#### Provided data ####

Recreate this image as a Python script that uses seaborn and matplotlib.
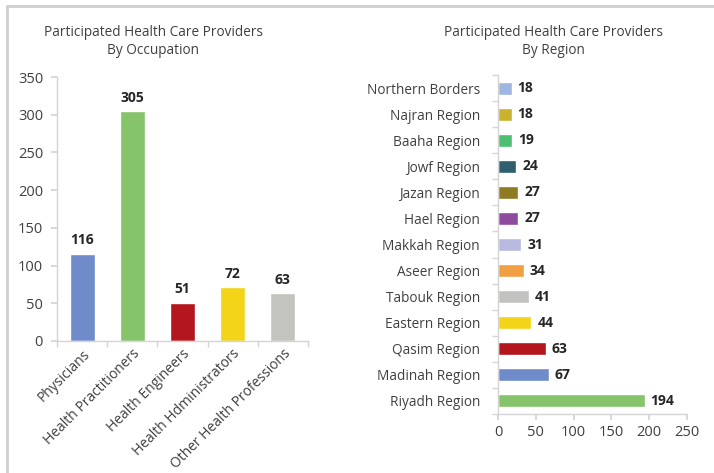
import matplotlib
matplotlib.use("Agg")
import matplotlib.pyplot as plt
import seaborn as sns
import pandas as pd
from matplotlib.lines import Line2D

occupations = ["Physicians", "Health Practitioners", "Health Engineers",
               "Health Hdministrators", "Other Health Professions"]
occ_values = [116, 305, 51, 72, 63]
occ_colors = ["#6F8BC9", "#86C46C", "#B3161D", "#F3D418", "#C3C3BF"]

regions = ["Northern Borders", "Najran Region", "Baaha Region", "Jowf Region",
           "Jazan Region", "Hael Region", "Makkah Region", "Aseer Region",
           "Tabouk Region", "Eastern Region", "Qasim Region", "Madinah Region",
           "Riyadh Region"]
reg_values = [18, 18, 19, 24, 27, 27, 31, 34, 41, 44, 63, 67, 194]
reg_colors = ["#9EB6E0", "#C8B22E", "#4DBF70", "#2F5E6F", "#8F7B22", "#8E4B9E",
              "#B9B9E1", "#F0A043", "#C2C2C0", "#F3D418", "#B3161D", "#6F8BC9",
              "#86C46C"]

occ_ticks = [0, 50, 100, 150, 200, 250, 300, 350]
reg_ticks = [0, 50, 100, 150, 200, 250]

sns.set_theme(style="white")
plt.rcParams["font.family"] = ["Open Sans", "DejaVu Sans"]
text_color = "#404040"
spine_color = "#D4D4D4"

fig = plt.figure(figsize=(7.14, 4.73), dpi=100)

# ---------- Left chart ----------
ax1 = fig.add_axes([57/714, 1-341/473, 251/714, 264/473])
df1 = pd.DataFrame({"occ": occupations, "val": occ_values})
sns.barplot(data=df1, x="occ", y="val", hue="occ", palette=occ_colors,
            width=0.5, legend=False, ax=ax1, saturation=1)
ax1.set_ylim(0, 350)
ax1.set_xlim(-0.5, len(occupations) - 0.5)
ax1.set_yticks(occ_ticks)
ax1.set_xlabel("")
ax1.set_ylabel("")
for i, v in enumerate(occ_values):
    ax1.text(i, v + 8, str(v), ha="center", va="bottom", fontsize=10,
             fontweight="bold", color="#262626")
ax1.set_xticks(range(len(occupations)))
ax1.set_xticklabels(occupations, rotation=45, ha="right",
                    rotation_mode="anchor", fontsize=10, color=text_color)
ax1.tick_params(axis="x", which="major", length=0, pad=4)
ax1.set_xticks([i - 0.5 for i in range(len(occupations) + 1)], minor=True)
ax1.tick_params(axis="x", which="minor", length=4, color=spine_color,
                direction="out", bottom=True)
ax1.tick_params(axis="y", length=4, color=spine_color, direction="out",
                left=True, labelsize=10.5, labelcolor=text_color, pad=6)
for s in ["top", "right"]:
    ax1.spines[s].set_visible(False)
for s in ["left", "bottom"]:
    ax1.spines[s].set_color(spine_color)
    ax1.spines[s].set_linewidth(1)

fig.text(153/714, 1-33/473, "Participated Health Care Providers",
         ha="center", va="center", fontsize=9.8, color=text_color)
fig.text(153/714, 1-50/473, "By Occupation",
         ha="center", va="center", fontsize=9.8, color=text_color)

# ---------- Right chart ----------
ax2 = fig.add_axes([498/714, 1-414/473, 189/714, 339/473])
df2 = pd.DataFrame({"reg": regions, "val": reg_values})
sns.barplot(data=df2, y="reg", x="val", hue="reg", palette=reg_colors,
            width=0.5, legend=False, ax=ax2, orient="h", saturation=1)
ax2.set_xlim(0, 250)
ax2.set_ylim(len(regions) - 0.5, -0.5)
ax2.set_xticks(reg_ticks)
ax2.set_xlabel("")
ax2.set_ylabel("")
for i, v in enumerate(reg_values):
    ax2.text(v + 8, i, str(v), ha="left", va="center", fontsize=10,
             fontweight="bold", color="#262626")
ax2.tick_params(axis="y", which="major", length=0, pad=13,
                labelsize=9.8, labelcolor=text_color)
ax2.set_yticks([i - 0.5 for i in range(len(regions) + 1)], minor=True)
ax2.tick_params(axis="y", which="minor", length=4, color=spine_color,
                direction="out", left=True)
ax2.tick_params(axis="x", length=4, color=spine_color, direction="out",
                bottom=True, labelsize=10.5, labelcolor=text_color, pad=4)
for s in ["top", "right"]:
    ax2.spines[s].set_visible(False)
for s in ["left", "bottom"]:
    ax2.spines[s].set_color(spine_color)
    ax2.spines[s].set_linewidth(1)

fig.text(553/714, 1-33/473, "Participated Health Care Providers",
         ha="center", va="center", fontsize=9.8, color=text_color)
fig.text(553/714, 1-50/473, "By Region",
         ha="center", va="center", fontsize=9.8, color=text_color)

# Frame lines (top and left)
fig.add_artist(Line2D([7/714, 1], [1-6/473, 1-6/473], color="#CFCFCF",
                      lw=2, transform=fig.transFigure))
fig.add_artist(Line2D([7/714, 7/714], [0, 1-6/473], color="#CFCFCF",
                      lw=2, transform=fig.transFigure))

fig.savefig("out.png", dpi=100, facecolor="white")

####

-- Work to complete --
Extract lines where the string "seaborn" occurs.

-- Reply to the task --
Recreate this image as a Python script that uses seaborn and matplotlib.
import seaborn as sns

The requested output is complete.